>> Start
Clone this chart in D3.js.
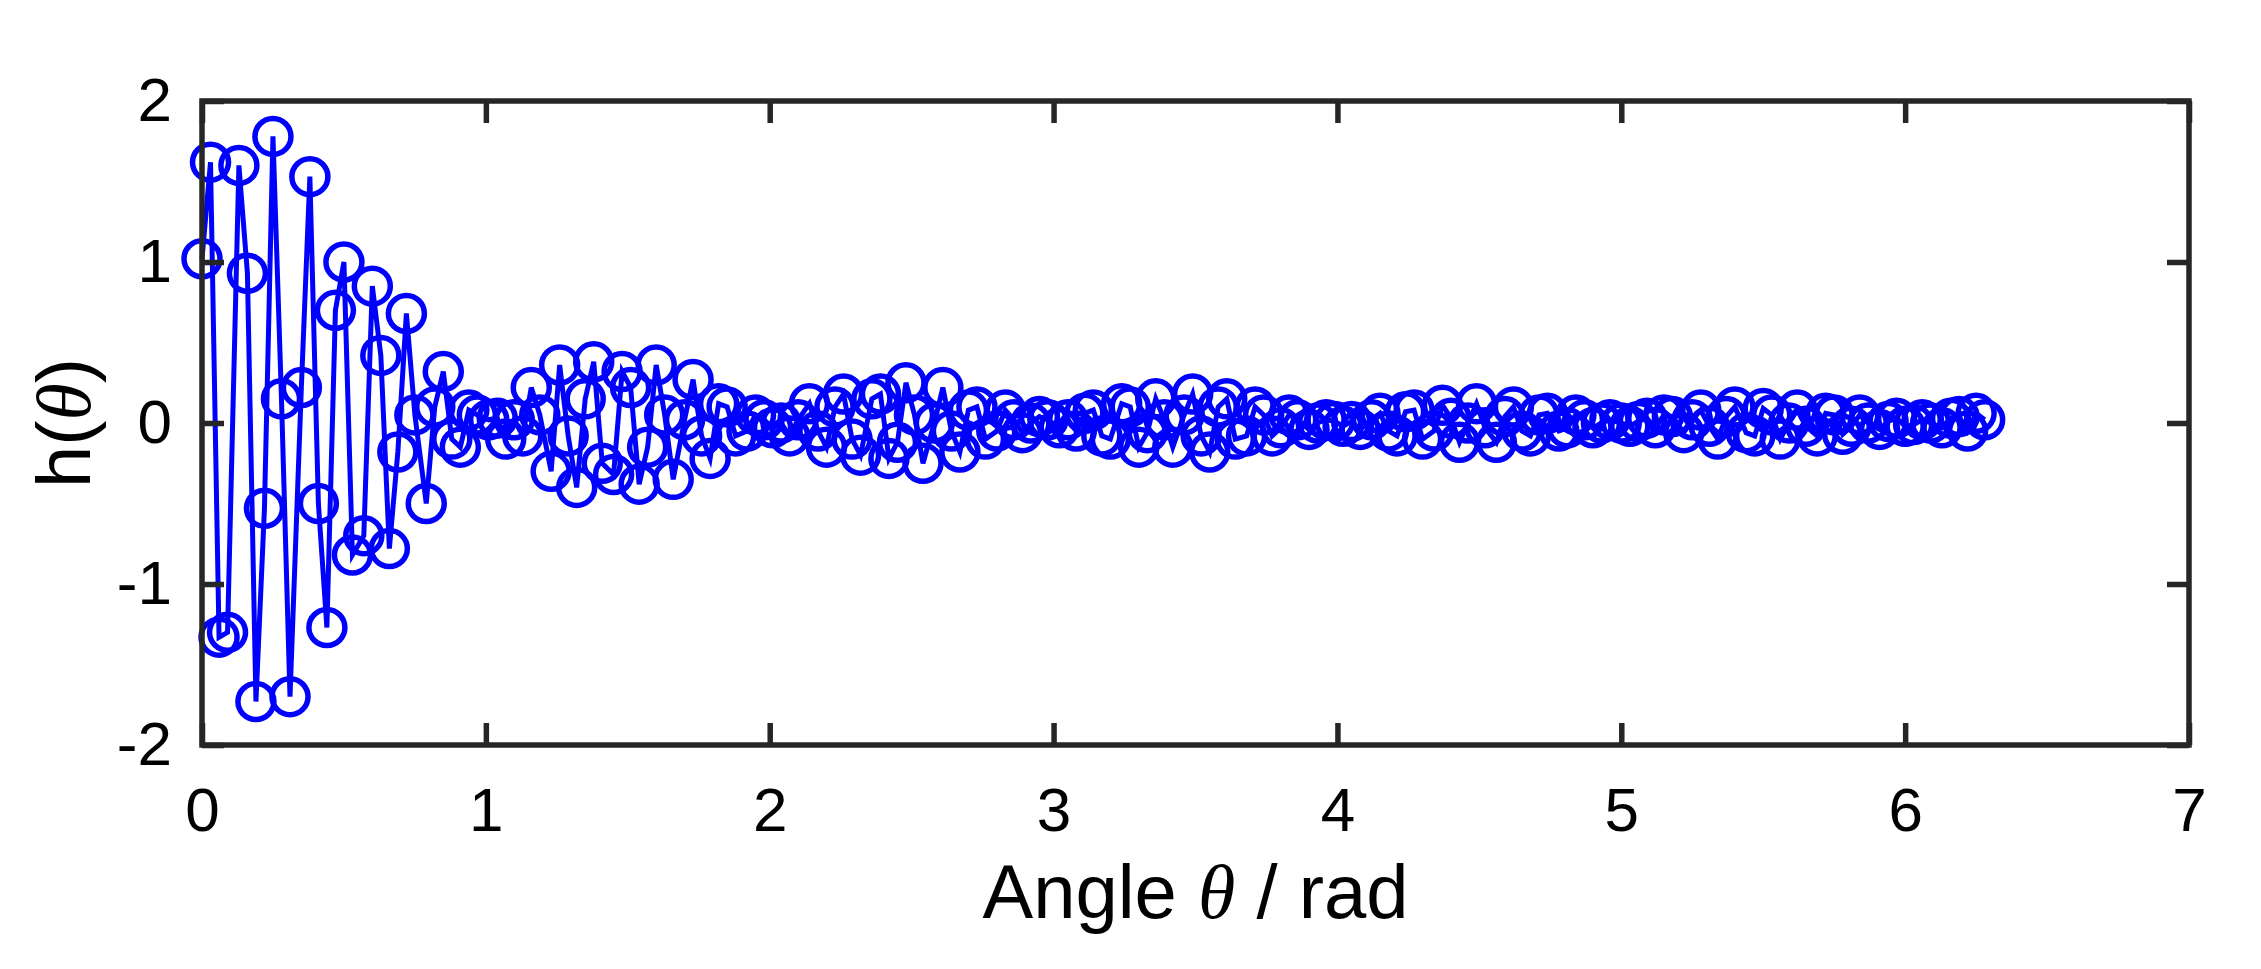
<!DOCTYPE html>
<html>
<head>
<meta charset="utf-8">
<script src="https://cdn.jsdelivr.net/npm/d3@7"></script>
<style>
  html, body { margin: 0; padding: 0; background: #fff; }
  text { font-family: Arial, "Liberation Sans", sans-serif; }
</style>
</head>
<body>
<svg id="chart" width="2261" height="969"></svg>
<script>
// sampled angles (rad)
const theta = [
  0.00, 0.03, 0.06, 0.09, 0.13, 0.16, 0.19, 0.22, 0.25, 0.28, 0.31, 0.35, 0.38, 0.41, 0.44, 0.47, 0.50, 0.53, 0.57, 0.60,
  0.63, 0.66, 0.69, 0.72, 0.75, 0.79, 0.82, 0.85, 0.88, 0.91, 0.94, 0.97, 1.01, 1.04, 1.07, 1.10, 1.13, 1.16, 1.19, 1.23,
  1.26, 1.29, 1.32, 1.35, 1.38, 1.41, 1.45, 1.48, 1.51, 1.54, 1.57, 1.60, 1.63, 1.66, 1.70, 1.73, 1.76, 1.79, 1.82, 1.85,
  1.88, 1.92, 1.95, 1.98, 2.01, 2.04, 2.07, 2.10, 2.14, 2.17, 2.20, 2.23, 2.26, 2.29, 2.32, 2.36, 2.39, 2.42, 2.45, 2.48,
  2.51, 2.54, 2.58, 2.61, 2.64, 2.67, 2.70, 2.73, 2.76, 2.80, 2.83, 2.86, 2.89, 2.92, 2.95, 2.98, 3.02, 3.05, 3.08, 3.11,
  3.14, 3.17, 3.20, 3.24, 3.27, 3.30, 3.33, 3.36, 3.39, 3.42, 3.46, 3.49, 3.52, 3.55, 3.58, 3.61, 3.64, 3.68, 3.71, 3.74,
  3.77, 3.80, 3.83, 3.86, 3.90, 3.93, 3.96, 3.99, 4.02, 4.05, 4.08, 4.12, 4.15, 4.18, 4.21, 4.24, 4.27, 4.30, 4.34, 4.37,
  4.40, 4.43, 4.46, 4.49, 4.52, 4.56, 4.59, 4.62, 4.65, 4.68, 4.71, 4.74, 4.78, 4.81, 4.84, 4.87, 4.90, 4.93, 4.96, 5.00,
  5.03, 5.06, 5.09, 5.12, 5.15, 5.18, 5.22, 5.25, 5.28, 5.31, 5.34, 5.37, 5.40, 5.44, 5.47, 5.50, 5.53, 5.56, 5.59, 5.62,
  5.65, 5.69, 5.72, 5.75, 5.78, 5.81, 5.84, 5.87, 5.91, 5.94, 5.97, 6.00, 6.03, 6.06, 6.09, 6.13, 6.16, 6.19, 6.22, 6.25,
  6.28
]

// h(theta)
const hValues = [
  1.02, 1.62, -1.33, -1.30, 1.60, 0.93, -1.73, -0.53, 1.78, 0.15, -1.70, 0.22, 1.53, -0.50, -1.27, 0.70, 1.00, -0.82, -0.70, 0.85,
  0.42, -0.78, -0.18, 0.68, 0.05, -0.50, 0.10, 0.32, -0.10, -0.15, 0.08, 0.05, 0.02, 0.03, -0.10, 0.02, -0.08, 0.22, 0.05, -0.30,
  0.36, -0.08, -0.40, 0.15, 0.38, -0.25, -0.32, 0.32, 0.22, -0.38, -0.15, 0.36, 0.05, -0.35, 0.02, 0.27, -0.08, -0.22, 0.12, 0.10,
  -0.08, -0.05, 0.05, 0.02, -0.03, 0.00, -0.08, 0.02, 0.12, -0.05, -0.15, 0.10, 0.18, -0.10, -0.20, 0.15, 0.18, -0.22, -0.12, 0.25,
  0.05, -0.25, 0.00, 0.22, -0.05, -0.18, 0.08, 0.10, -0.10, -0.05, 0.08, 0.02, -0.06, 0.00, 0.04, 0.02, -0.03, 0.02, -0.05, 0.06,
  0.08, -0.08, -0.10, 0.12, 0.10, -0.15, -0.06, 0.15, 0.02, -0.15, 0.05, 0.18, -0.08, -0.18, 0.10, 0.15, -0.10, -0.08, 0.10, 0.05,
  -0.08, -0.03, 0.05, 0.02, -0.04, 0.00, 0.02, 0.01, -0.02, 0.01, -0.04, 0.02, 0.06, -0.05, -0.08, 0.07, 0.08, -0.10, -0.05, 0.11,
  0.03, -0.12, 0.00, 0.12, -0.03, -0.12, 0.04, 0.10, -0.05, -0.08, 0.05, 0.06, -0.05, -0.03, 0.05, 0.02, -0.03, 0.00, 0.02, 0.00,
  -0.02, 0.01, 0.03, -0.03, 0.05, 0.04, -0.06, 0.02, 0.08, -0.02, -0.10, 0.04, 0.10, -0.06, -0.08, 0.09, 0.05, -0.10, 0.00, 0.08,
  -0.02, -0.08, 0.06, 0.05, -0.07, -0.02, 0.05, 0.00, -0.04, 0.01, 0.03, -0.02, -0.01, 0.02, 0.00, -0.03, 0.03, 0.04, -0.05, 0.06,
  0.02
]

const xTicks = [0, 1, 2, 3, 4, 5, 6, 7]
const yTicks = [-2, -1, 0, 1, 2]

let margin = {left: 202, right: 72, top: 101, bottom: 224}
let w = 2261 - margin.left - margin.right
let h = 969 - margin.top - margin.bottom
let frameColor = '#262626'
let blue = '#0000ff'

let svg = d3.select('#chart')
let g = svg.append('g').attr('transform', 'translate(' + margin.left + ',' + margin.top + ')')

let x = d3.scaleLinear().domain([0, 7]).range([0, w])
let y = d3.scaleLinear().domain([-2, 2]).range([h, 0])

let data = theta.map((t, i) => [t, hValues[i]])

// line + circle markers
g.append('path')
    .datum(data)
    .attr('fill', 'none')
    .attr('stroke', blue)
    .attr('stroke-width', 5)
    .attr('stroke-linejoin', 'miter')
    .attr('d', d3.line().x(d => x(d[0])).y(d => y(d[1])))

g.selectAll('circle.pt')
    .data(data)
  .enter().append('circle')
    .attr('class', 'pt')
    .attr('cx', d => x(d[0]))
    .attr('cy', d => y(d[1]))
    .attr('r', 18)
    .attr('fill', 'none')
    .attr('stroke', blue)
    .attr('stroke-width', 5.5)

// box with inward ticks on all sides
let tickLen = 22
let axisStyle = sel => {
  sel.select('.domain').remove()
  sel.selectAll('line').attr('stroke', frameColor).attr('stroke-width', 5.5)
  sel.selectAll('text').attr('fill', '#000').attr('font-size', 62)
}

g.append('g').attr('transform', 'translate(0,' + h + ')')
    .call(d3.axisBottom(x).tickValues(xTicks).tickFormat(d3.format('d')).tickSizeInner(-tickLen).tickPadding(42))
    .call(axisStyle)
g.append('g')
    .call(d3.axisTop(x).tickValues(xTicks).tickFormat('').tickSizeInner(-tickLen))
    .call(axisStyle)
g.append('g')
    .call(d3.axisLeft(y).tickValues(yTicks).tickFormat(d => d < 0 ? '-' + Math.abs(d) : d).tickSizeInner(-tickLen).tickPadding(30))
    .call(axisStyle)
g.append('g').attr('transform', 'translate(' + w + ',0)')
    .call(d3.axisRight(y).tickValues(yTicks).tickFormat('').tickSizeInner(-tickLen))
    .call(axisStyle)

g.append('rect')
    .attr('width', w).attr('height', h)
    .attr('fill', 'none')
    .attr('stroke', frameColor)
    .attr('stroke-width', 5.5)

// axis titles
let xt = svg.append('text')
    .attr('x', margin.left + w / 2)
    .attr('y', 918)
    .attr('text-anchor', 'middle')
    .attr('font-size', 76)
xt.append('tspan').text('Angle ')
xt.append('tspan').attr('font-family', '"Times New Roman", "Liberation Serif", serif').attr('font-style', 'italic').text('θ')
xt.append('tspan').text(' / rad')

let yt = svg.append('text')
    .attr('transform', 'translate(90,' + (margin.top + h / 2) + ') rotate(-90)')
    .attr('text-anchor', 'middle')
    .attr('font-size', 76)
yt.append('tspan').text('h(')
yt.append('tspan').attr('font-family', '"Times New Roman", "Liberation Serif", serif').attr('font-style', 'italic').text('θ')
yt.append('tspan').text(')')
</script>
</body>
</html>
>> End
Exercise —
List every line above containing the word "chart".

Worked solution —
Clone this chart in D3.js.
<svg id="chart" width="2261" height="969"></svg>
let svg = d3.select('#chart')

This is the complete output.